▶ [EXERCISE DESCRIPTION]: Using the listing below, please print exactly the lines from the one with "Rebuild this chart" through the one with "Chart.register(...registerables);". Leave out every picture.

____________

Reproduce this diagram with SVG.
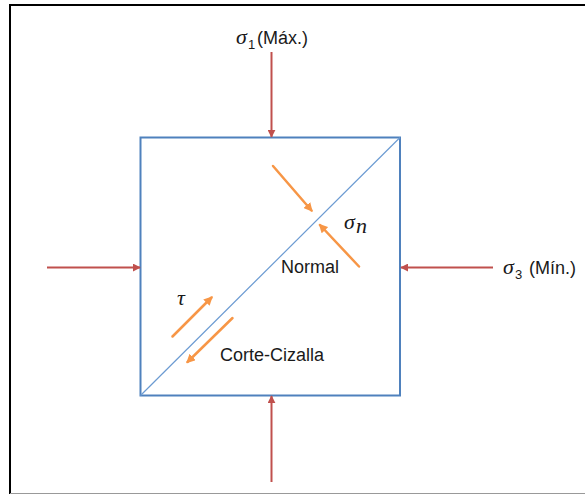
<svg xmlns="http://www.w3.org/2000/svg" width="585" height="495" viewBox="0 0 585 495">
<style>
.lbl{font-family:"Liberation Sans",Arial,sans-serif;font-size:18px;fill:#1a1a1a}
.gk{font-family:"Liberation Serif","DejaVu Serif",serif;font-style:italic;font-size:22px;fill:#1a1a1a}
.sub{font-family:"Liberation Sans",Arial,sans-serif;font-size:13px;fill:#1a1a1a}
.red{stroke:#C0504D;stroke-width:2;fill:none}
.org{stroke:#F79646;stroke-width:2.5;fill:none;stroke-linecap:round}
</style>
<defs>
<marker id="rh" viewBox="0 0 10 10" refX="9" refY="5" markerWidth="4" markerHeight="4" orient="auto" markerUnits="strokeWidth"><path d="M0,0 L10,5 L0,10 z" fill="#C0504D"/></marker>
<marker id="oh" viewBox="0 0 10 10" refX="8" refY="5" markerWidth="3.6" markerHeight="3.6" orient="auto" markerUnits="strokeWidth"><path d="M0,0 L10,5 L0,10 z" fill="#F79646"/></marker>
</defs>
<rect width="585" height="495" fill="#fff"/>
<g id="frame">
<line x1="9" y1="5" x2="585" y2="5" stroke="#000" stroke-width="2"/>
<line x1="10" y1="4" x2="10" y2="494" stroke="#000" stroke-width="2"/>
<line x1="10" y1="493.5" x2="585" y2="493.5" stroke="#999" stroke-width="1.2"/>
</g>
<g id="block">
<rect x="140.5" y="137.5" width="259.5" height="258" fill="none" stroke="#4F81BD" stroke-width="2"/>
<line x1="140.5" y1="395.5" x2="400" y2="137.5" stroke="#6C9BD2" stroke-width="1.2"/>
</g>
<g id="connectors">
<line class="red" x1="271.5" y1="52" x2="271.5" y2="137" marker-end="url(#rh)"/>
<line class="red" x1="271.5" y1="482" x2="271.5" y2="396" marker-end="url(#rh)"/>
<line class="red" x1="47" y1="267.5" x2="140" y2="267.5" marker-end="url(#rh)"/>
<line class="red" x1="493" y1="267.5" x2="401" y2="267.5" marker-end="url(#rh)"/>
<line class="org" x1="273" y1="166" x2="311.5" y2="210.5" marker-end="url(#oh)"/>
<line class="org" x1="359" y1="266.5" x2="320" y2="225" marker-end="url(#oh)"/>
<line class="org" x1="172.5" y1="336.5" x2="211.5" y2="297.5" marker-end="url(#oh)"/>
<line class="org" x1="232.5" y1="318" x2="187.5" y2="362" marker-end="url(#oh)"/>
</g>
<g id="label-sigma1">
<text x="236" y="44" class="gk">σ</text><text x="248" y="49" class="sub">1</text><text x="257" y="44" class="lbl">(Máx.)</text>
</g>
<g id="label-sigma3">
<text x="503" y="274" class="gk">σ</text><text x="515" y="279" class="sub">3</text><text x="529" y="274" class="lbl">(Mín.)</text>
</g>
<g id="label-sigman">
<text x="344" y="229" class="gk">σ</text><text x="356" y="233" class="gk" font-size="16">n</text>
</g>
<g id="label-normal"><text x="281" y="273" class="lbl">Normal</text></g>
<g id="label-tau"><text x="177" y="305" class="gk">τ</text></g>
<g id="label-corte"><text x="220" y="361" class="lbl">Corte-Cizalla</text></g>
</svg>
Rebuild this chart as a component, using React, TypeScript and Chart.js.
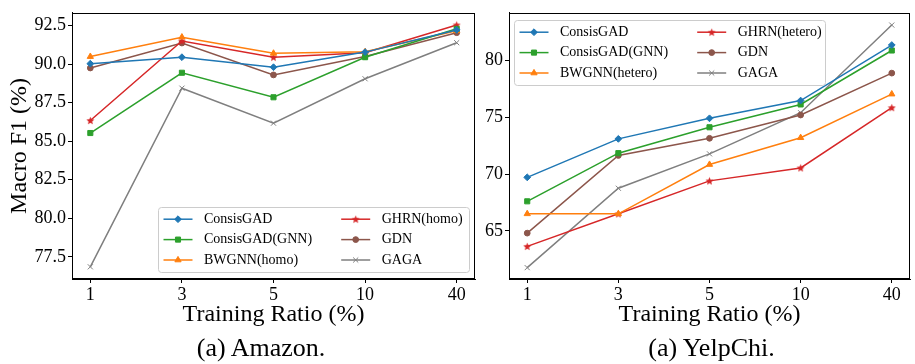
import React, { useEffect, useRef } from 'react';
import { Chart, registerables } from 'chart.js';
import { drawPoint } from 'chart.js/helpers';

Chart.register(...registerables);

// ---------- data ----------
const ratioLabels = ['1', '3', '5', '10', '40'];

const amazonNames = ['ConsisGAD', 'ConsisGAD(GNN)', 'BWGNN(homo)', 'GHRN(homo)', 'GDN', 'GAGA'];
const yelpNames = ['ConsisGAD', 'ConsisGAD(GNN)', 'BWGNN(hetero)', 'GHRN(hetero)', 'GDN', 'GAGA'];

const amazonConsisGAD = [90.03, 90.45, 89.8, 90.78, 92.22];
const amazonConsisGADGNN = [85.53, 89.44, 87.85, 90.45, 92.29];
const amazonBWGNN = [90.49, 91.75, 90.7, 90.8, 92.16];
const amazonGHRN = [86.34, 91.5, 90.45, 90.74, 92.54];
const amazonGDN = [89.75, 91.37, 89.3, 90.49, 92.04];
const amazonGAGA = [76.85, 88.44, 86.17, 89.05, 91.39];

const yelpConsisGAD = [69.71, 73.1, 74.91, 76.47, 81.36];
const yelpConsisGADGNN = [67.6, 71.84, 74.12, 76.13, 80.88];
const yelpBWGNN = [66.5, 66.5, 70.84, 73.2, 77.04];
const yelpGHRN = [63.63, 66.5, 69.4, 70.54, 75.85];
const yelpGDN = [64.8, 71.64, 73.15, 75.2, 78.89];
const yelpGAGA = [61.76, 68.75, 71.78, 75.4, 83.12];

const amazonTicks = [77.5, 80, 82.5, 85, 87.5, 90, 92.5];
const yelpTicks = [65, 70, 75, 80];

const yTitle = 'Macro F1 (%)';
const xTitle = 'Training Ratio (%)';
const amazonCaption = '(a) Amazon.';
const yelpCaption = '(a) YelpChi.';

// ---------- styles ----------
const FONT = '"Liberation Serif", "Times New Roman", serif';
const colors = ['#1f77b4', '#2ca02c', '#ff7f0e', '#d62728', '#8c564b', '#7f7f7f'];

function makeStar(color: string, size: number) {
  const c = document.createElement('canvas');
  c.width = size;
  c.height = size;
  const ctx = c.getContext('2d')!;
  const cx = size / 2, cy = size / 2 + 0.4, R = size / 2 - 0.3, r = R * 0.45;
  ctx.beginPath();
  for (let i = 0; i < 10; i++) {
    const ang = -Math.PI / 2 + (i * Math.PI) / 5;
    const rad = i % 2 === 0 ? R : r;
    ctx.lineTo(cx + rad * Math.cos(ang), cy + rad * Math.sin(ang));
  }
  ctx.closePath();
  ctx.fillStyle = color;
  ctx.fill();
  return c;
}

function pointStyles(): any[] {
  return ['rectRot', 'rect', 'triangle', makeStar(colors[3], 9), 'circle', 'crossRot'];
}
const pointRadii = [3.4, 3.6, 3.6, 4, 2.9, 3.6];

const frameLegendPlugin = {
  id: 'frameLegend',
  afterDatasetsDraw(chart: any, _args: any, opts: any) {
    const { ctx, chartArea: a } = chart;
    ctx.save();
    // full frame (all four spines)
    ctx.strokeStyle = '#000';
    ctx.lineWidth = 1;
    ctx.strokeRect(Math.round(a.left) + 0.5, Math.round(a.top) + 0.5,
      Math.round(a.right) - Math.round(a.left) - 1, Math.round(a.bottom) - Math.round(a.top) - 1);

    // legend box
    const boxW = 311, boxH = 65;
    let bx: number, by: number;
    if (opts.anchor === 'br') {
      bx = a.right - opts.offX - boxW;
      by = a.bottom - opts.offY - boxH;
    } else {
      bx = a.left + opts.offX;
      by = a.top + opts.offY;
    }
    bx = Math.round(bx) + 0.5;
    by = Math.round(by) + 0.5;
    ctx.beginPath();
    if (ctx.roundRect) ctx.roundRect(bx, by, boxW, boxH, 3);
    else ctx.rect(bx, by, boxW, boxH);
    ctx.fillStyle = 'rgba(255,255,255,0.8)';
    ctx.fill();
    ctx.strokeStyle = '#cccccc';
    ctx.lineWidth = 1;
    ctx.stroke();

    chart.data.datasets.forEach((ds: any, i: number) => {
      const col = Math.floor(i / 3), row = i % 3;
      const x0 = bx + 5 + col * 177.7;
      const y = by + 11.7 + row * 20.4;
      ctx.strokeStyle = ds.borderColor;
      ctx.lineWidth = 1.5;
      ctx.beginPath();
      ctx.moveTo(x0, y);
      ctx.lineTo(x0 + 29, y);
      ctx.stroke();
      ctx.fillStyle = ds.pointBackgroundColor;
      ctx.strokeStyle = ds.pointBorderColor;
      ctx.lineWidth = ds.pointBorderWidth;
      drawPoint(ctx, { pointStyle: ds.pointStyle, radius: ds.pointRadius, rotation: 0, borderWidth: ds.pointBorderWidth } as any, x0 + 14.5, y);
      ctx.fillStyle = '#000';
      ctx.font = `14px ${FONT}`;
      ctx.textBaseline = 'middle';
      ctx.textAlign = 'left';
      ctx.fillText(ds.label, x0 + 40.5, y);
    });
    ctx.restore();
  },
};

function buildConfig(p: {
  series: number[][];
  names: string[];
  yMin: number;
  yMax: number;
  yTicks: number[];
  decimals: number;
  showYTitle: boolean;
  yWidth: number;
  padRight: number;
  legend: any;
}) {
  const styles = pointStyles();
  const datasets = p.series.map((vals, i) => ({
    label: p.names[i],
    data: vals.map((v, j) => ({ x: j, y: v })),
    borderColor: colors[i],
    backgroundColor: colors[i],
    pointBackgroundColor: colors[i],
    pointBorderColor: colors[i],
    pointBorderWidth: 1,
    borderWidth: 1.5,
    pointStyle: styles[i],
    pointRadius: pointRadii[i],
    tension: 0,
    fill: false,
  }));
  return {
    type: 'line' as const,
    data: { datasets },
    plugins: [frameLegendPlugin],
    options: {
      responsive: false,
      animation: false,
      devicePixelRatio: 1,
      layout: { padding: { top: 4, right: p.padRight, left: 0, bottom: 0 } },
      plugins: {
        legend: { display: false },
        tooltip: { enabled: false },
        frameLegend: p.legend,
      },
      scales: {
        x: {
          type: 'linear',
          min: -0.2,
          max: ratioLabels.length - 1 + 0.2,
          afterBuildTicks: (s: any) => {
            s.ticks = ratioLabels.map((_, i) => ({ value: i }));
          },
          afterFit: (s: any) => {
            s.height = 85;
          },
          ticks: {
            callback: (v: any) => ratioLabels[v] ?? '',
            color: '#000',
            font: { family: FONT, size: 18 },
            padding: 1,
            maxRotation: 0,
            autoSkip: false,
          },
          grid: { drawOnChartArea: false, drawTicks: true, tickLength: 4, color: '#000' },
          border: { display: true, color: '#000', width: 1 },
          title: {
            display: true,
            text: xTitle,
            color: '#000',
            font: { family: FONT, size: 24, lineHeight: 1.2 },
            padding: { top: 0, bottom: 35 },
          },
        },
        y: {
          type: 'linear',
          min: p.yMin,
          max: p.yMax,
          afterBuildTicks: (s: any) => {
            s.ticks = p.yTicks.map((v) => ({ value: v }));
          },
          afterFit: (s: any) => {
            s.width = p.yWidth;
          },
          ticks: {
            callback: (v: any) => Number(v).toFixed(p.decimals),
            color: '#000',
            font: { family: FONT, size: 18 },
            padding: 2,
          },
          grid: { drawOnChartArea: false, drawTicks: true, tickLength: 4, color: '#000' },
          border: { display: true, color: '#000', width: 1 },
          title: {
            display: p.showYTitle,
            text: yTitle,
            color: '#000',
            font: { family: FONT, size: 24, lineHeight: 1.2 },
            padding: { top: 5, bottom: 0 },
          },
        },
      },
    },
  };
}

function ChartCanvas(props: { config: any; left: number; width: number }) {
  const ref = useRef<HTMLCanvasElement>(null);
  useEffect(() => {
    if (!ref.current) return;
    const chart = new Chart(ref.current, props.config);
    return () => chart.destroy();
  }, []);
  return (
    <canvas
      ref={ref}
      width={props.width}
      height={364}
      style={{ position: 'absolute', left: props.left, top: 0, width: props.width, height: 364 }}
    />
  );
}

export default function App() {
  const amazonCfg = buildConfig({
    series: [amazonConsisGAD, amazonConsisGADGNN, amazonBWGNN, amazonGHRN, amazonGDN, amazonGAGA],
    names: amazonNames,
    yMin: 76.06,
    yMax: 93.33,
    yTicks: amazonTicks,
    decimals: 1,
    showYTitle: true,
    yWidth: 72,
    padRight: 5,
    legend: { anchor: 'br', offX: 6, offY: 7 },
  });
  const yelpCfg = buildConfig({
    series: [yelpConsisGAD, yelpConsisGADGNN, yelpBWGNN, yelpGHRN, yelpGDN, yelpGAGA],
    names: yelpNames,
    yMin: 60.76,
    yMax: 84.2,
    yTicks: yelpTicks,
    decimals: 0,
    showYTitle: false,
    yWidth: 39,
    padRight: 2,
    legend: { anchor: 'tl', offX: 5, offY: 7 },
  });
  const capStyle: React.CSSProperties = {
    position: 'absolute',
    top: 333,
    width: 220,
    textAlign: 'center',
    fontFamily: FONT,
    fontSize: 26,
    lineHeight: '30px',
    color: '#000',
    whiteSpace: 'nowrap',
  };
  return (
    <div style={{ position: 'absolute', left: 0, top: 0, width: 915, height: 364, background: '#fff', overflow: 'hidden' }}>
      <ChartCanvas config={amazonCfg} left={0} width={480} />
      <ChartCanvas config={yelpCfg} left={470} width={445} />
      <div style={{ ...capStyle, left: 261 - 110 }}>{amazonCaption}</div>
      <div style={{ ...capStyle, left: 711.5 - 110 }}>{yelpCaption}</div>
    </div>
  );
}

____________

▶ [REPLY TO THE TASK]:
Rebuild this chart as a component, using React, TypeScript and Chart.js.
import React, { useEffect, useRef } from 'react';
import { Chart, registerables } from 'chart.js';
import { drawPoint } from 'chart.js/helpers';

Chart.register(...registerables);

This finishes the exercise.